Mereka menemukan sejumlah artefak yang diduga berasal dari masa neolitikum. Temuan itu lebih tua dari masa Kerajaan Adityawarman yang banyak didapatkan pada ekskavasi tahun lalu.

Selain itu, ditemukan pula gerabah dari tanah liat. Menurut Dominik, temuan itu kemungkinan berasal dari periode pertama pembuatan gerabah.

Pada sebagian lokasi penggalian arkeologis tahun lalu kini sudah berdiri bangunan kokoh dari konstruksi beton. Sudah tidak mungkin lagi membuka bekas-bekas lubang ekskavasi di tempat yang sama yang berada di ketinggian sekitar 450 meter di atas permukaan laut.

Padahal, tahun 2011 lalu, ditemukan sejumlah peninggalan yang diduga merupakan bekas permukiman dari masa Kerajaan Adityawarman. Perbedaannya, tahun ini dilakukan pula pengupasan lapisan permukaan tanah di Bukit Tanah Lua, Jorong Saruaso Barat, Nagari Saruaso, Kecamatan Tanjung Emas, Kabupaten Tanah Datar.

Selain itu, masih ada Prof Dr Wiebhe Bebermeier dari Institut Ilmu Geografi Freie Universität Berlin, Jerman, yang membiarkan tubuhnya terbakar terik matahari saat melakukan pengeboran manual di situs ekskavasi. Tim diperkuat oleh peneliti dari Universitas Indonesia; penggambar dari Balai Arkeologi Bandung, Dayat Hidayat; arkeolog Balai Arkeologi Medan, Lucas Partanda Koestoro; dan Kepala Seksi Pelestarian dan Pemanfaatan Balai Pelestarian Peninggalan Purbakala (BP3) Batusangkar Budi Istiawan.

Tahun ini ekskavasi dilangsungkan mulai 17 Maret hingga 5 April atau lebih singkat dibandingkan tahun lalu yang berlangsung mulai 16 Maret hingga 15 April.

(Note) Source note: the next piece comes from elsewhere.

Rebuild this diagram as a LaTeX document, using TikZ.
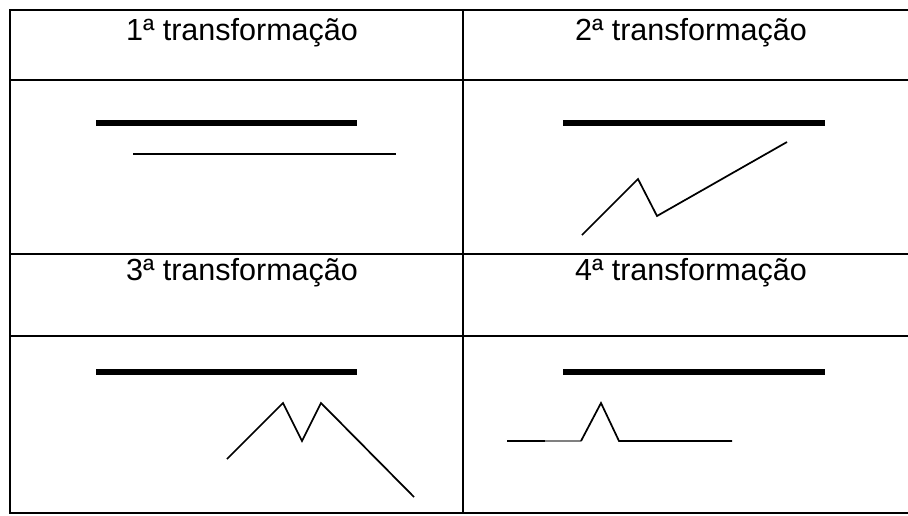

Kali ini telah digunakan pula fasilitas foto udara dengan octocopter untuk pengumpulan data pembuatan peta tiga dimensi dan peta topografi yang presisi. Helikopter yang dilepaskan dari genggaman tangan sebelum dikendalikan lewat gelombang radio itu memiliki delapan balingbaling yang masing-masing digerakkan secara mandiri dengan tenaga baterai.

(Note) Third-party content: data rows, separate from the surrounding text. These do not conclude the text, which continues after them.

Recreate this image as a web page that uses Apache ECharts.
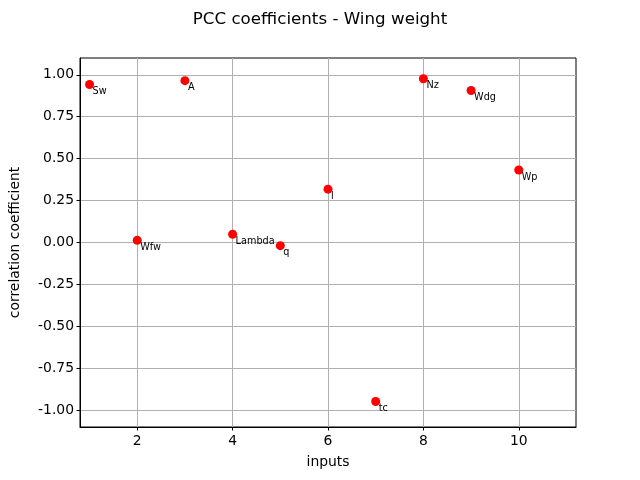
<!DOCTYPE html>
<html><head><meta charset="utf-8">
<script src="https://cdn.jsdelivr.net/npm/echarts@6/dist/echarts.min.js"></script>
<style>html,body{margin:0;padding:0;background:#fff}#c{width:640px;height:480px}</style>
</head><body><div id="c"></div>
<script>
const inputNames = ['Sw','Wfw','A','Lambda','q','l','tc','Nz','Wdg','Wp'];
const inputIndex = [1,2,3,4,5,6,7,8,9,10];
const pccValues = [0.942, 0.013, 0.965, 0.049, -0.019, 0.318, -0.948, 0.976, 0.906, 0.432];
const xTicks = [2,4,6,8,10];
const yTicks = [-1,-0.75,-0.5,-0.25,0,0.25,0.5,0.75,1];

const font = 'DejaVu Sans';
const chart = echarts.init(document.getElementById('c'), null, {renderer:'canvas'});
chart.setOption({
  animation:false,
  backgroundColor:'#fff',
  title:{text:'PCC coefficients - Wing weight', left:'center', top:6,
    textStyle:{fontFamily:font, fontSize:16.7, fontWeight:'normal', color:'#000'}},
  grid:{left:80, right:64, top:58, bottom:53, show:true, borderColor:'#000', borderWidth:1, backgroundColor:'transparent'},
  xAxis:{type:'value', min:0.8, max:11.2,
    name:'inputs', nameLocation:'middle', nameGap:28,
    nameTextStyle:{fontFamily:font, fontSize:13.9, color:'#000'},
    axisLine:{show:true, onZero:false, lineStyle:{color:'#000', width:1}},
    axisTick:{show:true, length:3.5, customValues:xTicks, lineStyle:{color:'#000'}},
    axisLabel:{customValues:xTicks, margin:7, fontFamily:font, fontSize:13.9, color:'#000'},
    splitLine:{show:true, lineStyle:{color:'#b0b0b0', width:1}}
  },
  yAxis:{type:'value', min:-1.1, max:1.1,
    name:'correlation coefficient', nameLocation:'middle', nameGap:58,
    nameTextStyle:{fontFamily:font, fontSize:13.9, color:'#000'},
    axisLine:{show:true, onZero:false, lineStyle:{color:'#000', width:1}},
    axisTick:{show:true, length:3.5, customValues:yTicks, lineStyle:{color:'#000'}},
    axisLabel:{customValues:yTicks, margin:6, fontFamily:font, fontSize:13.9, color:'#000',
      formatter:v=>v.toFixed(2)},
    splitLine:{show:true, lineStyle:{color:'#b0b0b0', width:1}}
  },
  series:[{
    type:'scatter',
    data:inputIndex.map((x,i)=>({value:[x,pccValues[i]], name:inputNames[i]})),
    symbol:'circle', symbolSize:9,
    itemStyle:{color:'#ff0000', opacity:1},
    label:{show:true, formatter:p=>p.name, position:[7.5,6.5], align:'left', verticalAlign:'top',
      fontFamily:font, fontSize:9.7, color:'#000', opacity:1}
  }]
});
</script></body></html>
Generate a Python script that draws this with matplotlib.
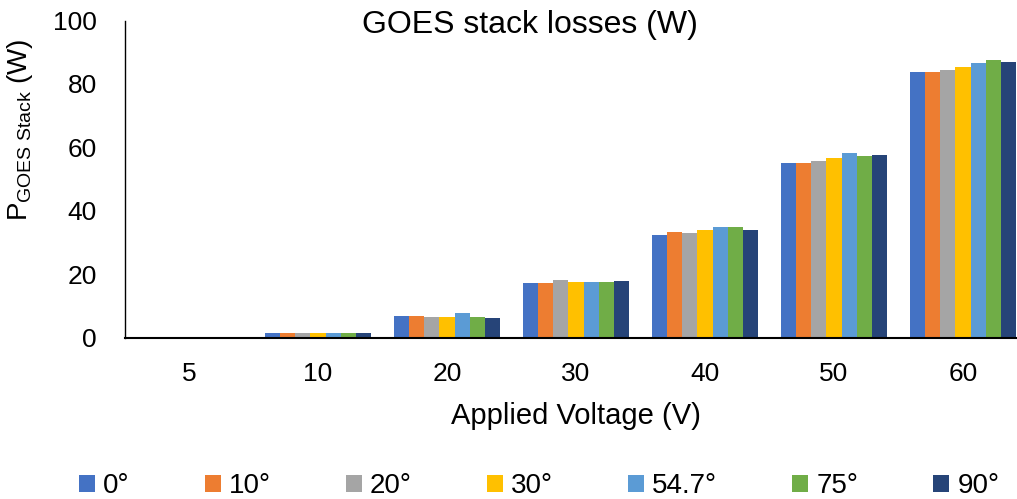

Namun, perbedaan paling mencolok adalah ditemukannya artefak yang diduga berasal dari masa neolitikum di Bukit Tanah Lua. Dominik mengatakan, temuan berupa perkakas dari batu obsidian yang biasanya digunakan untuk memotong, kapak batu, gerabah dari masa paling awal, penumbuk, dan sejumlah fragmen kecil terdapat pada kedalaman 1,5 meter.

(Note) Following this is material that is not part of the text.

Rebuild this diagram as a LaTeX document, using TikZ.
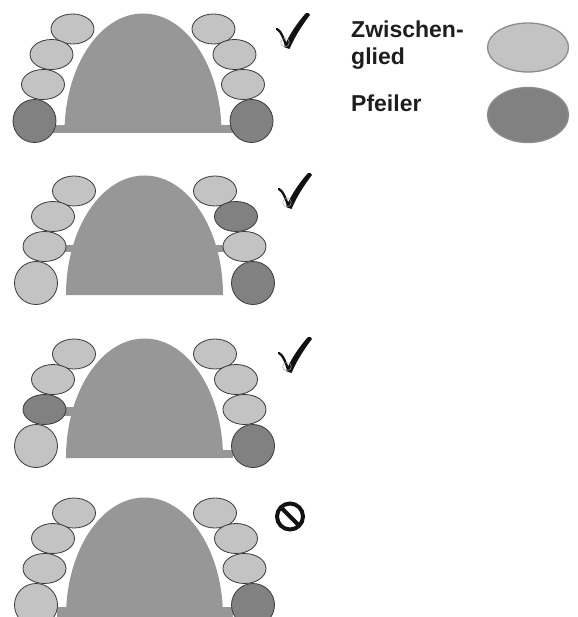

Semuanya ditemukan dalam lubang galian berukuran 8 meter x 10 meter dan 9 meter x 9 meter. Penggalian dilakukan dengan sistem trench (parit) kemudian dikupas dengan metode layer untuk mengetahui kandungan lapisan per lapisan.

Dominik mengatakan, konteks temuan itu dengan temuan artefak di lokasi lain, berdasarkan proyek ekskavasi arkeologis Tanahdatar 2011, kemungkinan terpisah. ”Temuan di Bukit Lua berasal dari periode yang jauh lebih tua,” kata Dominik.

Tentu temuan yang diduga dari periode neolitikum itu perlu pembuktian untuk menentukan umur pastinya. Namun, untuk sementara, inilah temuan paling tua yang disingkap dari situs Tanahdatar.

Selain itu, di Bukit Lua ditemukan pula jaringan distribusi air yang mengitari kawasan perbukitan dari sumber mata air di dinding bukit yang hingga kini masih bisa dilihat. Dominik menduga, di masa lalu kawasan itu juga kaya kandungan emas.

Rangkaian ekskavasi ditujukan untuk membuktikan apakah di dataran tinggi Jorong Bukit Gombak menjadi salah satu pusat Kerajaan Adityawarman.

Berbagai temuan di bawah tanah membuktikan bahwa sejak zaman dahulu kerajaan di Nusantara telah mengglobal, termasuk berinteraksi dengan China.

Sekian artikel dari saya. Semoga bermanfaat untuk sobat semua.